Savunma ve Güvenliğe harcanan para her yıl arttı 2016: 28 milyar 702 milyon 119 bin TL 2017: 64 milyar 306 milyon 50 bin TL 2018: 92 milyar TL 2019: 102.8 milyar TL 2020: 141.1 milyar TL
KESK’in Talepleri
* Bütçe hakkımız önündeki engellerin kaldırılması için; kamu kaynaklarının kimlerden toplanacağına ve hangi alanlara yönlendirileceğine halkın, sendikaların, demokratik kitle örgütlerinin katılımı ile karar verilmesini, bütçe süreçlerinin açık, şeffaf ve katılımcılığa açık hale getirilmesini, Toplumsal Cinsiyet Eşitliği’nin temel alınmasını istiyoruz.
* Vergide adaletin sağlanması ve emekçiler üzerindeki vergi yükünün azaltılması için; kar, faiz ve servet gelirlerine tanınan ayrıcalıkların kaldırılmasını, asgari ücretin vergi dışı bırakılmasını, temel tüketim maddelerinden alınan KDV’nin sıfırlanmasını, birinci vergi diliminin yüzde 15 ten yüzde 10’a düşürülerek, yoksulluk sınırına kadar olan maaşların-ücretlerin birinci vergi diliminde sabitlenmesini, emekçilerin sağlık, eğitim, gıda, barınma, giyim, elektrik, ısınma giderleri için ödediği vergilerin gelir vergisi matrahından mahsup edilmesini istiyoruz.

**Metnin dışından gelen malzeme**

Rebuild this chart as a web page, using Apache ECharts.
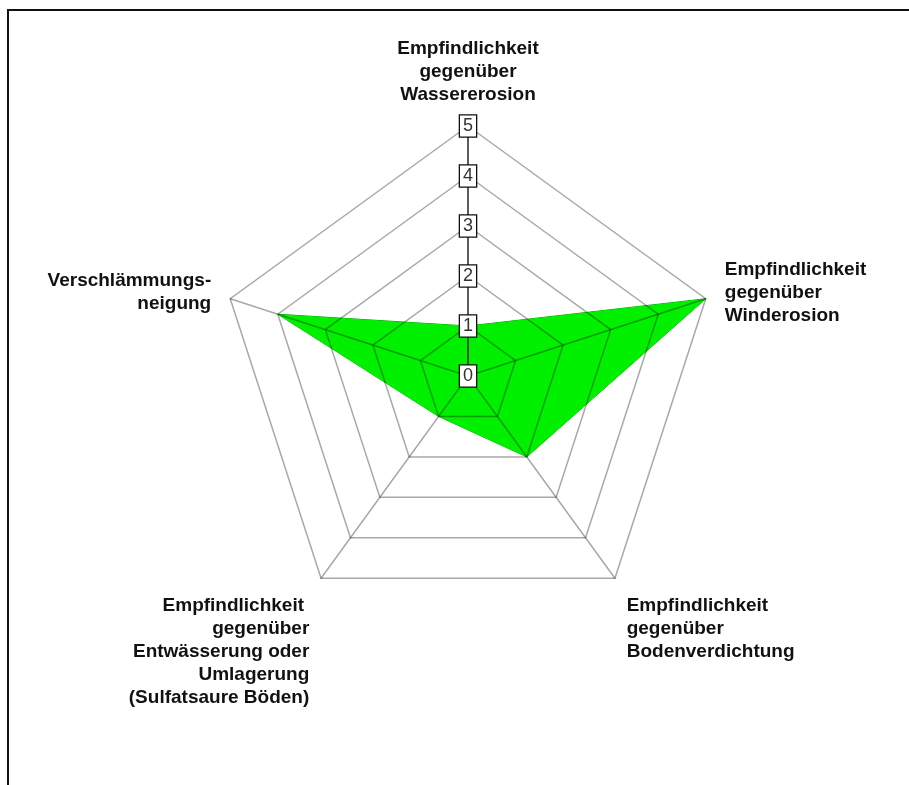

* Toplanan vergilerin halka ve emekçilere dönmesi için; özelleştirme soygununa ve kamu hizmetlerinin piyasalaştırılmasına son verilmesini, herkese ücretsiz, nitelikli, ulaşılabilir, anadilinde bir kamu hizmeti sağlanmasına öncelik verilmesini, savunmanın ve güvenliğin yolunun daha fazla silahlanmaktan değil, demokrasinin bütün kurum ve kurallarıyla işletilmesinden, adaletin tesis edilmesinden geçtiği gerçeğinden hareketle kaynaklarımızın barış ve demokrasi için kullanılmasını istiyoruz.”